A second-generation Indian American, Sohoni said education was the No. 1 priority in his family. The former high school English teacher aims to break down systemic and structural barriers to education for students of color and those from low-income backgrounds.

"Our students are capable of boundless things, immense untapped potential when given access to opportunities, resources and support," he said.

Inclusive cities

Chicago placed No. 1 on the New American Economy's national ranking of the 100 largest U.S. cities, which measures how effectively they are integrating immigrants and their policies to improve socioeconomic outcomes.

NAE is a bipartisan immigration research and advocacy organization. Its 2021 Cities Index was developed with the help of 10 of the nation's leading experts on immigration and integration. It uses 59 metrics to assess how immigrants compare to native-born residents economically, civically, socially and politically.

Chicago received the highest score in each policy category -- government leadership, economic empowerment, inclusivity, community, legal support and emergency management. The city also received distinction for the highest socioeconomic scores in economic prosperity and livability.

Speaker series

Carmel Catholic High School's annual Spiritus Series returns this month featuring several notable speakers, including two alumni.

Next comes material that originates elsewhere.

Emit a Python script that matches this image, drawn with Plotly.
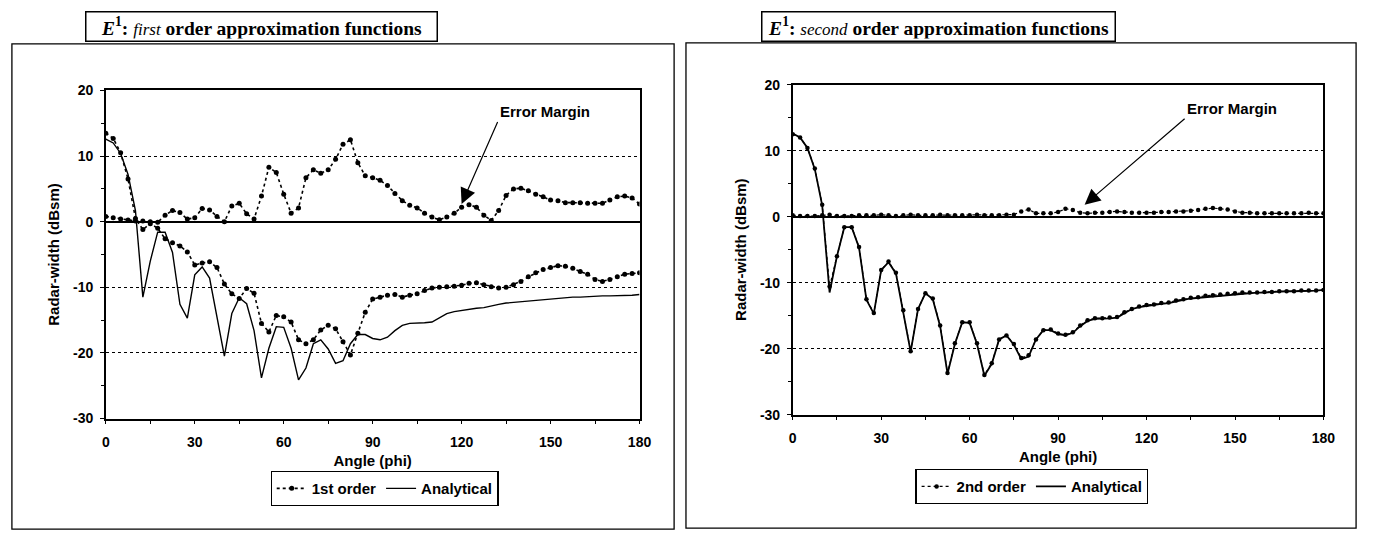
import plotly.graph_objects as go

# ---------------- data ----------------
angle = [0, 2.5, 5, 7.5, 10, 12.5, 15, 17.5, 20, 22.5, 25, 27.5, 30, 32.5, 35, 37.5,
         40, 42.5, 45, 47.5, 50, 52.5, 55, 57.5, 60, 62.5, 65, 67.5, 70, 72.5, 75, 77.5,
         80, 82.5, 85, 87.5, 90, 92.5, 95, 97.5, 100, 102.5, 105, 107.5, 110, 112.5, 115,
         117.5, 120, 122.5, 125, 127.5, 130, 132.5, 135, 137.5, 140, 142.5, 145, 147.5,
         150, 152.5, 155, 157.5, 160, 162.5, 165, 167.5, 170, 172.5, 175, 177.5, 180]

analytical = [12.6, 12.0, 10.4, 7.2, 1.7, -11.5, -6.0, -1.6, -1.6, -4.7, -12.6, -14.7, -8.1,
              -6.9, -8.6, -14.3, -20.5, -14.0, -11.6, -12.5, -16.6, -23.8, -19.3, -16.0,
              -16.1, -19.3, -24.1, -22.3, -18.6, -18.0, -19.4, -21.6, -21.2, -18.6, -17.2,
              -17.2, -17.8, -18.0, -17.6, -16.6, -15.8, -15.5, -15.5, -15.4, -15.3, -14.6,
              -14.0, -13.7, -13.5, -13.4, -13.2, -13.1, -12.8, -12.6, -12.4, -12.3, -12.1,
              -12.0, -11.9, -11.8, -11.7, -11.6, -11.6, -11.5, -11.5, -11.4, -11.4, -11.3,
              -11.3, -11.3, -11.2, -11.2, -11.1]

first_order = [13.5, 12.7, 10.5, 6.5, 0.5, -1.2, -0.3, -1.0, -2.6, -3.2, -3.7, -4.6, -6.6,
               -6.3, -6.1, -7.0, -9.5, -11.0, -11.7, -10.2, -10.9, -15.5, -16.8, -14.3,
               -14.5, -15.3, -18.0, -18.6, -18.0, -16.5, -15.8, -16.3, -18.3, -20.3, -17.0,
               -13.8, -11.8, -11.5, -11.2, -11.1, -11.5, -11.2, -11.0, -10.5, -10.1, -10.0,
               -9.9, -9.85, -9.7, -9.4, -9.3, -9.6, -9.9, -10.1, -10.0, -9.6, -9.1, -8.4,
               -7.8, -7.3, -7.0, -6.7, -6.8, -7.1, -7.6, -8.0, -8.8, -9.1, -8.8, -8.4, -8.0,
               -7.9, -7.8]

error_first = [0.8, 0.6, 0.4, 0.25, 0.1, 0.1, 0.0, -0.1, 1.0, 1.7, 1.4, 0.4, 0.6, 2.0, 1.8,
               0.8, 0.0, 2.4, 2.8, 1.2, 0.4, 3.9, 8.3, 7.5, 4.2, 1.3, 2.1, 6.7, 7.9, 7.4, 7.9,
               9.5, 11.8, 12.5, 9.0, 7.0, 6.7, 6.3, 5.5, 4.3, 3.2, 2.5, 2.1, 1.3, 0.7, 0.3,
               0.7, 1.3, 2.2, 2.6, 2.2, 1.0, 0.2, 1.7, 4.0, 5.0, 5.1, 4.7, 4.2, 3.8, 3.3, 3.2,
               2.9, 2.9, 2.9, 2.8, 2.8, 2.8, 3.3, 3.8, 3.9, 3.6, 2.7]

second_order = [12.5, 12.0, 10.4, 7.3, 1.8, -10.6, -6.0, -1.6, -1.6, -4.6, -12.5, -14.6,
                -8.1, -6.8, -8.5, -14.2, -20.4, -14.0, -11.6, -12.4, -16.5, -23.7, -19.2,
                -16.0, -16.0, -19.2, -24.0, -22.2, -18.6, -18.0, -19.3, -21.4, -21.0, -18.6,
                -17.2, -17.1, -17.7, -17.9, -17.5, -16.5, -15.7, -15.4, -15.4, -15.3, -15.2,
                -14.5, -14.0, -13.6, -13.4, -13.3, -13.1, -13.0, -12.7, -12.5, -12.3, -12.2,
                -12.0, -11.9, -11.8, -11.7, -11.6, -11.5, -11.5, -11.5, -11.4, -11.4, -11.3,
                -11.3, -11.3, -11.2, -11.2, -11.2, -11.1]

error_second = [0.2, 0.1, 0.1, 0.1, 0.2, 0.3, 0.1, 0.1, 0.1, 0.2, 0.2, 0.2, 0.3, 0.2, 0.1,
                0.2, 0.3, 0.2, 0.2, 0.2, 0.3, 0.2, 0.2, 0.2, 0.2, 0.3, 0.2, 0.2, 0.2, 0.3,
                0.3, 0.8, 1.1, 0.5, 0.5, 0.5, 0.7, 1.2, 1.0, 0.6, 0.5, 0.6, 0.6, 0.7, 0.8,
                0.7, 0.6, 0.6, 0.6, 0.6, 0.7, 0.7, 0.8, 0.8, 0.9, 1.0, 1.2, 1.3, 1.2, 1.1,
                0.8, 0.6, 0.6, 0.5, 0.5, 0.5, 0.5, 0.5, 0.5, 0.5, 0.6, 0.5, 0.5]

x_ticks = [0, 30, 60, 90, 120, 150, 180]
y_ticks = [-30, -20, -10, 0, 10, 20]

titles = ["<b><i>E</i><sup>1</sup>: <i><span style='font-size:17px;font-weight:normal'>first</span></i> order approximation functions</b>",
          "<b><i>E</i><sup>1</sup>: <i><span style='font-size:17px;font-weight:normal'>second</span></i> order approximation functions</b>"]

# ---------------- figure ----------------
W, H = 1375, 542
SANS = "Liberation Sans"
SERIF = "Liberation Serif"

fig = go.Figure()

dot_line = dict(color="black", width=1.6, dash="dot")

# left panel
fig.add_trace(go.Scatter(x=angle, y=error_first, mode="lines+markers", line=dot_line,
                         marker=dict(size=5, color="black"), showlegend=False,
                         xaxis="x", yaxis="y"))
fig.add_trace(go.Scatter(x=angle, y=analytical, mode="lines", name="Analytical",
                         line=dict(color="black", width=1.4), legend="legend",
                         legendrank=2, xaxis="x", yaxis="y"))
fig.add_trace(go.Scatter(x=angle, y=first_order, mode="lines+markers", name="1st order",
                         line=dot_line, marker=dict(size=5, color="black"),
                         legend="legend", legendrank=1, xaxis="x", yaxis="y"))

# right panel
fig.add_trace(go.Scatter(x=angle, y=error_second, mode="lines+markers",
                         line=dict(color="black", width=1.2, dash="dot"),
                         marker=dict(size=4.5, color="black"), showlegend=False,
                         xaxis="x2", yaxis="y2"))
fig.add_trace(go.Scatter(x=angle, y=analytical, mode="lines", name="Analytical",
                         line=dict(color="black", width=1.8), legend="legend2",
                         legendrank=2, xaxis="x2", yaxis="y2"))
fig.add_trace(go.Scatter(x=angle, y=second_order, mode="lines+markers", name="2nd order",
                         line=dict(color="black", width=1.2, dash="dot"),
                         marker=dict(size=4.5, color="black"),
                         legend="legend2", legendrank=1, xaxis="x2", yaxis="y2"))


def xaxis(domain, anchor):
    return dict(domain=domain, anchor=anchor, range=[0, 180], tickvals=x_ticks,
                ticktext=[str(v) for v in x_ticks],
                showgrid=False, zeroline=False, showline=True, linecolor="black",
                linewidth=1.5, mirror=True, ticks="outside", ticklen=4, tickwidth=1,
                tickcolor="black", ticklabelstandoff=6,
                minor=dict(dtick=15, ticks="outside", ticklen=4, tickcolor="black"),
                tickfont=dict(family=SANS, size=14, color="black", weight="bold"),
                title=dict(text="Angle (phi)", standoff=6,
                           font=dict(family=SANS, size=15, color="black", weight="bold")))


def yaxis(domain, anchor):
    return dict(domain=domain, anchor=anchor, range=[-30, 20], tickvals=y_ticks,
                ticktext=[str(v) for v in y_ticks],
                showgrid=True, gridcolor="black", gridwidth=1, griddash="dot",
                zeroline=True, zerolinecolor="black", zerolinewidth=1.6,
                showline=True, linecolor="black", linewidth=1.5, mirror=True,
                ticks="outside", ticklen=4, tickcolor="black", ticklabelstandoff=4,
                minor=dict(dtick=5, ticks="outside", ticklen=3, tickcolor="black", showgrid=False),
                tickfont=dict(family=SANS, size=14, color="black", weight="bold"),
                title=dict(text="Radar-width (dBsm)", standoff=10,
                           font=dict(family=SANS, size=15, color="black", weight="bold")))


def px_x(p):
    return p / W


def px_y(p):
    return 1 - p / H


legend_common = dict(orientation="h", bordercolor="black", borderwidth=1.2, bgcolor="white",
                     xanchor="center", yanchor="middle", itemwidth=30,
                     font=dict(family=SANS, size=15, color="black", weight="bold"),
                     tracegroupgap=0)

arrow_style = dict(showarrow=True, arrowhead=2, arrowsize=2.6, arrowwidth=1.2,
                   arrowcolor="black", xanchor="left", yanchor="bottom",
                   font=dict(family=SANS, size=15, color="black", weight="bold"))

fig.update_layout(
    width=W, height=H, margin=dict(l=0, r=0, t=0, b=0),
    paper_bgcolor="white", plot_bgcolor="white",
    xaxis=xaxis([px_x(103), px_x(643)], "y"),
    yaxis=yaxis([px_y(423), px_y(85)], "x"),
    xaxis2=xaxis([px_x(798), px_x(1335)], "y2"),
    yaxis2=yaxis([px_y(419), px_y(79)], "x2"),
    legend=dict(x=px_x(385), y=px_y(495), **legend_common),
    legend2=dict(x=px_x(1040), y=px_y(493), **legend_common),
    shapes=[
        dict(type="rect", xref="paper", yref="paper", x0=px_x(8), x1=px_x(678),
             y0=px_y(537), y1=px_y(37), line=dict(color="black", width=1.3), layer="below"),
        dict(type="rect", xref="paper", yref="paper", x0=px_x(690), x1=px_x(1368),
             y0=px_y(536), y1=px_y(36), line=dict(color="black", width=1.3), layer="below"),
    ],
    annotations=[
        dict(text=titles[0], xref="paper", yref="paper", x=px_x(261), y=px_y(19),
             xanchor="center", yanchor="middle", showarrow=False, width=346, height=24,
             bordercolor="black", borderwidth=1.5, bgcolor="white", borderpad=2,
             font=dict(family=SERIF, size=19.5, color="black")),
        dict(text=titles[1], xref="paper", yref="paper", x=px_x(946), y=px_y(19),
             xanchor="center", yanchor="middle", showarrow=False, width=348, height=24,
             bordercolor="black", borderwidth=1.5, bgcolor="white", borderpad=2,
             font=dict(family=SERIF, size=19.5, color="black")),
        # "Error Margin" labels with arrows
        dict(text="Error Margin", x=120, y=2.7, xref="x", yref="y", ax=36, ay=-82,
             **arrow_style),
        dict(text="Error Margin", x=99, y=1.8, xref="x2", yref="y2", ax=100, ay=-86,
             **arrow_style),
    ],
)

fig.write_html("out.html", config={"displayModeBar": False},
               post_script="document.body.style.margin='0px';document.body.style.overflow='hidden';")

The series kicks off with a talk by Timone Davis, an assistant professor of pastoral theology with an emphasis in Black Catholic theology at Loyola University in Chicago, 6:30 p.m. Oct. 28. Davis is treasurer of the Black Catholic Theological Symposium, has worked for the Archdiocese of Chicago as the coordinator of Reclaiming Christ in Life Young Adult Ministry and launched PEACE centered WHOLENESS, blending clinical counseling and spiritual companioning.

Other speakers include Linda Couri, director of the Institute for Pastoral Leadership and assistant professor of pastoral care and counseling at the University of Saint Mary of the Lake in Mundelein. A former abortion advocate and Planned Parenthood employee, Couri will examine and defend the anti-abortion stance through a Catholic lens on Jan. 20.

February's speaker is Dr. Samer Attar, attending surgeon at Ann & Robert H. Lurie Children's Hospital of Chicago and an associate professor of orthopedic surgery at Northwestern University Feinberg School of Medicine. In 2016, Attar was honored as Chicago Magazine's Chicagoan of the Year and an American Red Cross Global Citizenship Hero in recognition of his humanitarian work in Syria and advocacy for Syrian medical workers.

The talks will be hosted inside the newly opened Kathy A. Nemmers Welcome Center at Carmel's Mundelein campus. The events are free and open to the public and will be broadcast live on the Carmel Digital Network YouTube channel.